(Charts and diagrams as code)
>> start
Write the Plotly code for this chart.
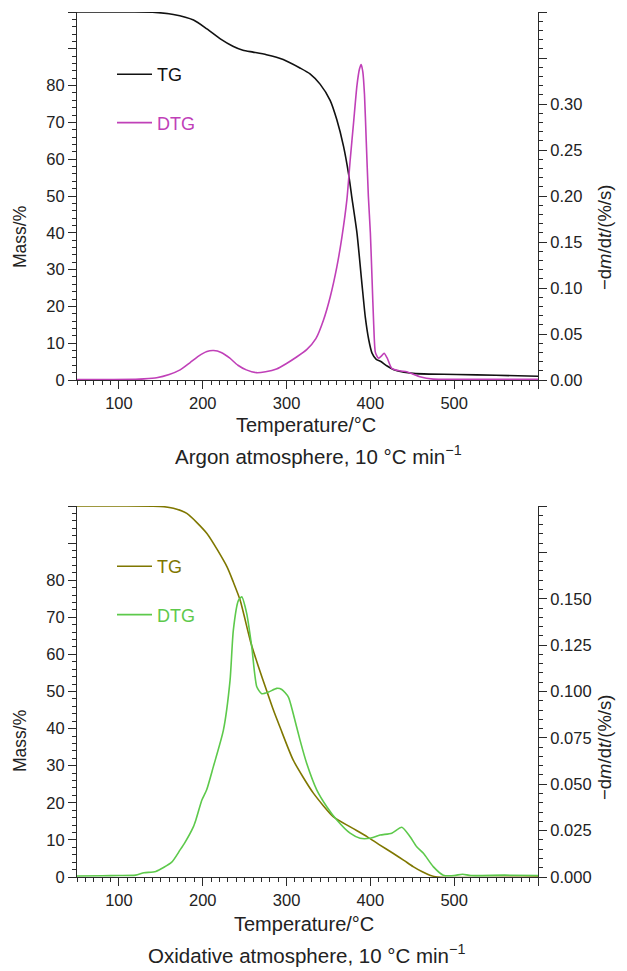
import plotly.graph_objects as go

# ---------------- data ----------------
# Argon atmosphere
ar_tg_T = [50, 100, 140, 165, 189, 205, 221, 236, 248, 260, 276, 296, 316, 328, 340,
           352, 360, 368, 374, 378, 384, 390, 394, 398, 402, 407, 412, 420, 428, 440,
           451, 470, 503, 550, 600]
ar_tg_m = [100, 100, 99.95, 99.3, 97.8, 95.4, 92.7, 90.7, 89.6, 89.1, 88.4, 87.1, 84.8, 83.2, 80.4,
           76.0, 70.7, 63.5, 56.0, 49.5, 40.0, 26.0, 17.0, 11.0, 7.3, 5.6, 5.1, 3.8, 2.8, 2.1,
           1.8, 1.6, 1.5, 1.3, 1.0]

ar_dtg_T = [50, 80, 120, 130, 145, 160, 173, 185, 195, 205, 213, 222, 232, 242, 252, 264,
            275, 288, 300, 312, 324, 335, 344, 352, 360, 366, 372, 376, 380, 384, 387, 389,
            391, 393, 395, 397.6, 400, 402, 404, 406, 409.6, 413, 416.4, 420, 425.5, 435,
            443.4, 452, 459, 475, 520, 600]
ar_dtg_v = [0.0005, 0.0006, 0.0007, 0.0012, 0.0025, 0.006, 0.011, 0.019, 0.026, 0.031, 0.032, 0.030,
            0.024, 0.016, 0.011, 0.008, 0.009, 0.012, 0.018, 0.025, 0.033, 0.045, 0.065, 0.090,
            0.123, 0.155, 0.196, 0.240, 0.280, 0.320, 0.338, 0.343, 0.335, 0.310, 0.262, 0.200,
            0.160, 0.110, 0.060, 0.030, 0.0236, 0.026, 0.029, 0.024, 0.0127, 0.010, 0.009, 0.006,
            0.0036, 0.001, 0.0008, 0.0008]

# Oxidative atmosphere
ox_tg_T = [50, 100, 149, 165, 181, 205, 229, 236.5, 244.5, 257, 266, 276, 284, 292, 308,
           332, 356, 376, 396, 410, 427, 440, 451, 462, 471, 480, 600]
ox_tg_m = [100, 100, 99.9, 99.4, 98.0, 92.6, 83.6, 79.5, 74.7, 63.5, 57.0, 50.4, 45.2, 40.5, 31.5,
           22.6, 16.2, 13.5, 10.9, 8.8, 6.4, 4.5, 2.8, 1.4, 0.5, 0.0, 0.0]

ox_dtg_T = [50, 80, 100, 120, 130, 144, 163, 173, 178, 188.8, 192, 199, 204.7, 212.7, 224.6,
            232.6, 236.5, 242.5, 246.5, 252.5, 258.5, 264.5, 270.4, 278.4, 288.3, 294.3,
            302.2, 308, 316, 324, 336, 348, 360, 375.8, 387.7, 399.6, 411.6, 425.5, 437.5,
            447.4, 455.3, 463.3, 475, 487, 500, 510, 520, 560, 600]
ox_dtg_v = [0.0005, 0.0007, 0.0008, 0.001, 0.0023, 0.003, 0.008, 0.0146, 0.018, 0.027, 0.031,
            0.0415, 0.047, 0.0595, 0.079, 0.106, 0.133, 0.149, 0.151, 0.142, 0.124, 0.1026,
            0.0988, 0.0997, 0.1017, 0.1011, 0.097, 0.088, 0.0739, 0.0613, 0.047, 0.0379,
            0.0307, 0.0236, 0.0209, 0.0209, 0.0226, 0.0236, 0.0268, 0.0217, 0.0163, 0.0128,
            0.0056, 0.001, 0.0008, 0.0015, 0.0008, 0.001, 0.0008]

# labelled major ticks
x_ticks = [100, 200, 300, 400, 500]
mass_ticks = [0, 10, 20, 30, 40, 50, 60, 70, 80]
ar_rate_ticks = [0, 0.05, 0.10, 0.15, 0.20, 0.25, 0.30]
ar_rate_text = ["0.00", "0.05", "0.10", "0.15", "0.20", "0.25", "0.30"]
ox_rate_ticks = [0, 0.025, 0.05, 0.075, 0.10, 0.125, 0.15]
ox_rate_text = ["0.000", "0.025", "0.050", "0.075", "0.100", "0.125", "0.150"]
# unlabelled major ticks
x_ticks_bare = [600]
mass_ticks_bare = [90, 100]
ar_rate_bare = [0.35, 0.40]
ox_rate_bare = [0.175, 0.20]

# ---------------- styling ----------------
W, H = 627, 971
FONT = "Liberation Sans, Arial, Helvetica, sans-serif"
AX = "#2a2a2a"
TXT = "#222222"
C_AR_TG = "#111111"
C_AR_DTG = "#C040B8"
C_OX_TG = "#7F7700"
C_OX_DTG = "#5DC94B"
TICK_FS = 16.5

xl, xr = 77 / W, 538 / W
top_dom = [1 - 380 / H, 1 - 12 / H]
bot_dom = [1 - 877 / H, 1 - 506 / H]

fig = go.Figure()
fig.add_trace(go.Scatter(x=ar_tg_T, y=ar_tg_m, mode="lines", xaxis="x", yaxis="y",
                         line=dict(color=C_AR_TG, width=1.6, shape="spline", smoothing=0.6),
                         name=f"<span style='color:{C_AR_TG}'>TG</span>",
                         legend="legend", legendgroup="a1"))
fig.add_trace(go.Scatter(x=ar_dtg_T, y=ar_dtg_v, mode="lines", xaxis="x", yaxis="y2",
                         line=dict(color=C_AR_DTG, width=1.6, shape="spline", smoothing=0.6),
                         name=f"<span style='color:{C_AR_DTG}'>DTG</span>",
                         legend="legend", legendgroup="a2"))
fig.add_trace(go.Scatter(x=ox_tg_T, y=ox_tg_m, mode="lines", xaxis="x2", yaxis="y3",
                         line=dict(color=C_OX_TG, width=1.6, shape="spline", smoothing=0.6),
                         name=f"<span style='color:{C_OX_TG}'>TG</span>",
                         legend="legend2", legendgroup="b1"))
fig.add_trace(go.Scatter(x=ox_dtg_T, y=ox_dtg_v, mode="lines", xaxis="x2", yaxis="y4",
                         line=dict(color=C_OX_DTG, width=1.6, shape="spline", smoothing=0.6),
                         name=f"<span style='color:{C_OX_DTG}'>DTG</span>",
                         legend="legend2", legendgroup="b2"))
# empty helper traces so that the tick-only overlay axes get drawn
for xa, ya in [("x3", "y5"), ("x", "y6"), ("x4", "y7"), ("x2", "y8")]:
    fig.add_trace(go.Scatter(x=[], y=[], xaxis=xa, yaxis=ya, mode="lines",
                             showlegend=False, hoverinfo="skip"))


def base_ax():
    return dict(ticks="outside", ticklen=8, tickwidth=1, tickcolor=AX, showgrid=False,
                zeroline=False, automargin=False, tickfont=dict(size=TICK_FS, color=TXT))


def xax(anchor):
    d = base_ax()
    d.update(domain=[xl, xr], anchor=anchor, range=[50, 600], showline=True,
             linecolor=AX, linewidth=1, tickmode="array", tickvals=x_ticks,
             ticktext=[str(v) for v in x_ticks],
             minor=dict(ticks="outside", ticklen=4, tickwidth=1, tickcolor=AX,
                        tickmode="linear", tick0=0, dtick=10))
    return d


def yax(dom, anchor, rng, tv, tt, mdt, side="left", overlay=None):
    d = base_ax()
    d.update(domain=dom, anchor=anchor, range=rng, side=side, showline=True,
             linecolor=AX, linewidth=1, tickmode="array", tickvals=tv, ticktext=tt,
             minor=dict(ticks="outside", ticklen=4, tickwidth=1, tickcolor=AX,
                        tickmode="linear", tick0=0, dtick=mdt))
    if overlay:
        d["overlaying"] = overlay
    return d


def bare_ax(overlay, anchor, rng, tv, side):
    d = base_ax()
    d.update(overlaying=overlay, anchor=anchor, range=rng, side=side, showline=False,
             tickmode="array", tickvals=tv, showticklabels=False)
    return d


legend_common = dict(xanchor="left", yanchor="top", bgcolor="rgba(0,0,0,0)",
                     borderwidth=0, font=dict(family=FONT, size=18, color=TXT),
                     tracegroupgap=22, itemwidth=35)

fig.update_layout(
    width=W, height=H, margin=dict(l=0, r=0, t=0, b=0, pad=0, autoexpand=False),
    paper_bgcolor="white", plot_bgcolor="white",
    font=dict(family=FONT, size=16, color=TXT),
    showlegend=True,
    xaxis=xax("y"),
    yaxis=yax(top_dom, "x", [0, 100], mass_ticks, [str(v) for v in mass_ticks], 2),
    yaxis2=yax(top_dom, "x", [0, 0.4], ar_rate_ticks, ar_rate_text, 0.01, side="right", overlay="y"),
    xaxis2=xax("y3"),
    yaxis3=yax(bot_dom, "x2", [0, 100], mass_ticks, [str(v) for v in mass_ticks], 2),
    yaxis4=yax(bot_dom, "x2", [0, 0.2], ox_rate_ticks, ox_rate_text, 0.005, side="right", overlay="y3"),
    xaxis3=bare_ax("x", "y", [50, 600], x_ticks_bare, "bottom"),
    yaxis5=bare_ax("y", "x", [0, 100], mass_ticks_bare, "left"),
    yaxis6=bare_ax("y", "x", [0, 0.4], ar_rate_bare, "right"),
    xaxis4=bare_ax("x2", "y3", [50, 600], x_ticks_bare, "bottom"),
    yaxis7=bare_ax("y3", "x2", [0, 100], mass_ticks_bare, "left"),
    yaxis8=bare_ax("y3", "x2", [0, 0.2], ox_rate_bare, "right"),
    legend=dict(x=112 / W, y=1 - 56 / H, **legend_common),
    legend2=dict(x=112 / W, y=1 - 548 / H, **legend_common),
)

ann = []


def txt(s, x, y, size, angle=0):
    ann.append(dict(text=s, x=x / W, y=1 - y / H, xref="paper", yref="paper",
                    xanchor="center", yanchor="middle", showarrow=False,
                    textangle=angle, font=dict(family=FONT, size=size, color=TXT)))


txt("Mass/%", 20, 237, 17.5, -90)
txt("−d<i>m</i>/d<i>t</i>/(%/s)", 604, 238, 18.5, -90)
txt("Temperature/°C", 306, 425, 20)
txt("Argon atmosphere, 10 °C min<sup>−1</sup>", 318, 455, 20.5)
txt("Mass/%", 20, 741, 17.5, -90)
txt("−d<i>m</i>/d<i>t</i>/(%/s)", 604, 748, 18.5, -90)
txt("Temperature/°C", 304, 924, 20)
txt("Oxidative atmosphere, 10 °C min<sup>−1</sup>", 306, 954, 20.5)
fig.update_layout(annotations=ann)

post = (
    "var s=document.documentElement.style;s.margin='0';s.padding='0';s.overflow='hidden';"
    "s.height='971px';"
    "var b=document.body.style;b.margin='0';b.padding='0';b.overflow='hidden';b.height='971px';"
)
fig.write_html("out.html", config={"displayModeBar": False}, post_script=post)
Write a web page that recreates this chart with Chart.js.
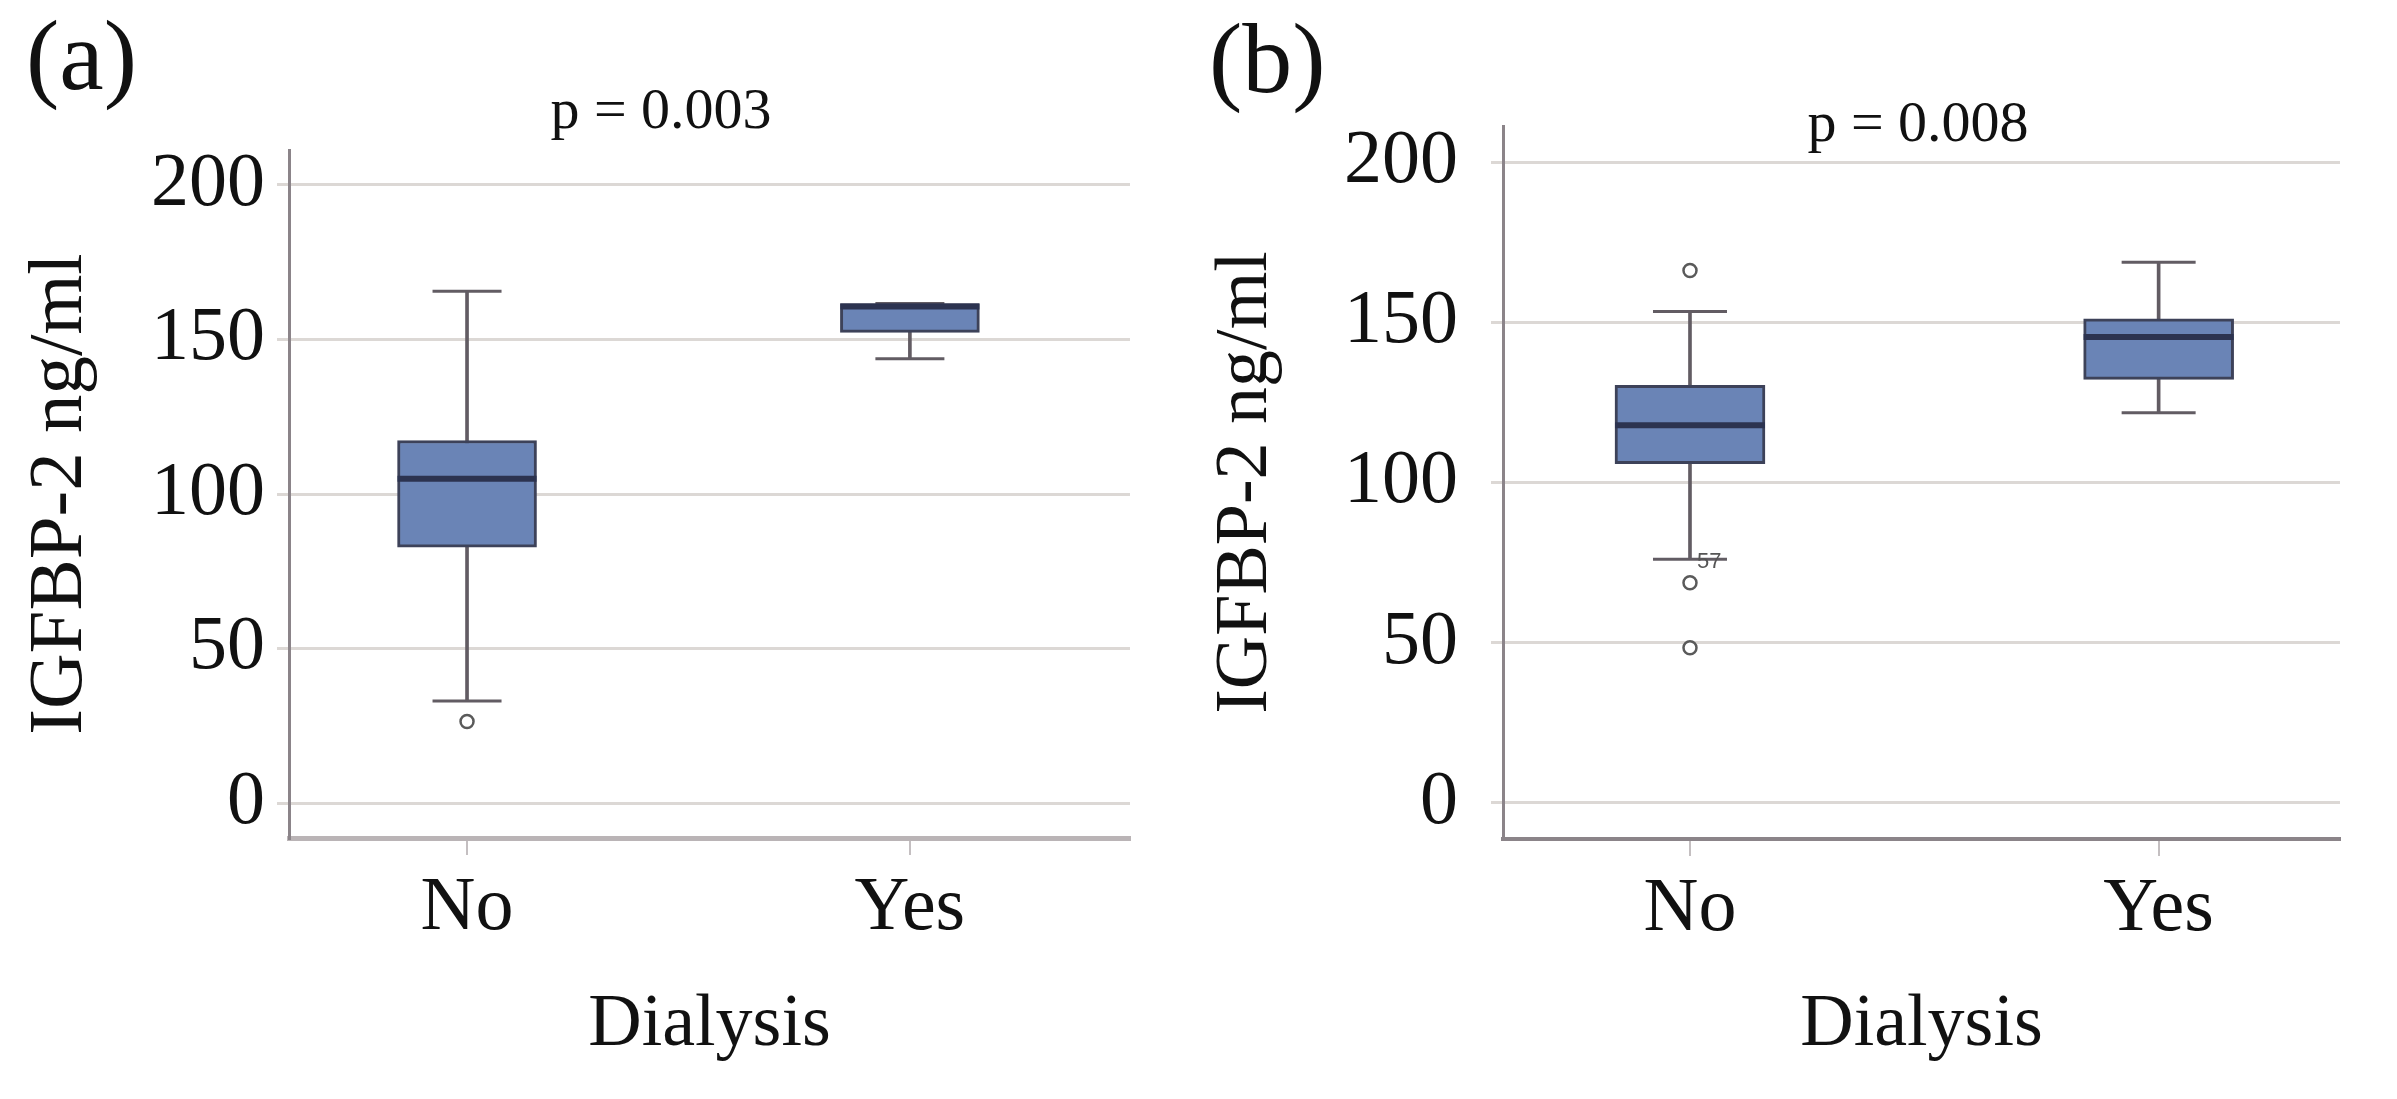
>> end
Starting at the first line of the records above, set down each line exactly through the one that holds "1.8, 1.6, 1.5, 1.3, 1.0]". Omit pictures.

▶ _Correct response_:
Write the Plotly code for this chart.
import plotly.graph_objects as go

# ---------------- data ----------------
# Argon atmosphere
ar_tg_T = [50, 100, 140, 165, 189, 205, 221, 236, 248, 260, 276, 296, 316, 328, 340,
           352, 360, 368, 374, 378, 384, 390, 394, 398, 402, 407, 412, 420, 428, 440,
           451, 470, 503, 550, 600]
ar_tg_m = [100, 100, 99.95, 99.3, 97.8, 95.4, 92.7, 90.7, 89.6, 89.1, 88.4, 87.1, 84.8, 83.2, 80.4,
           76.0, 70.7, 63.5, 56.0, 49.5, 40.0, 26.0, 17.0, 11.0, 7.3, 5.6, 5.1, 3.8, 2.8, 2.1,
           1.8, 1.6, 1.5, 1.3, 1.0]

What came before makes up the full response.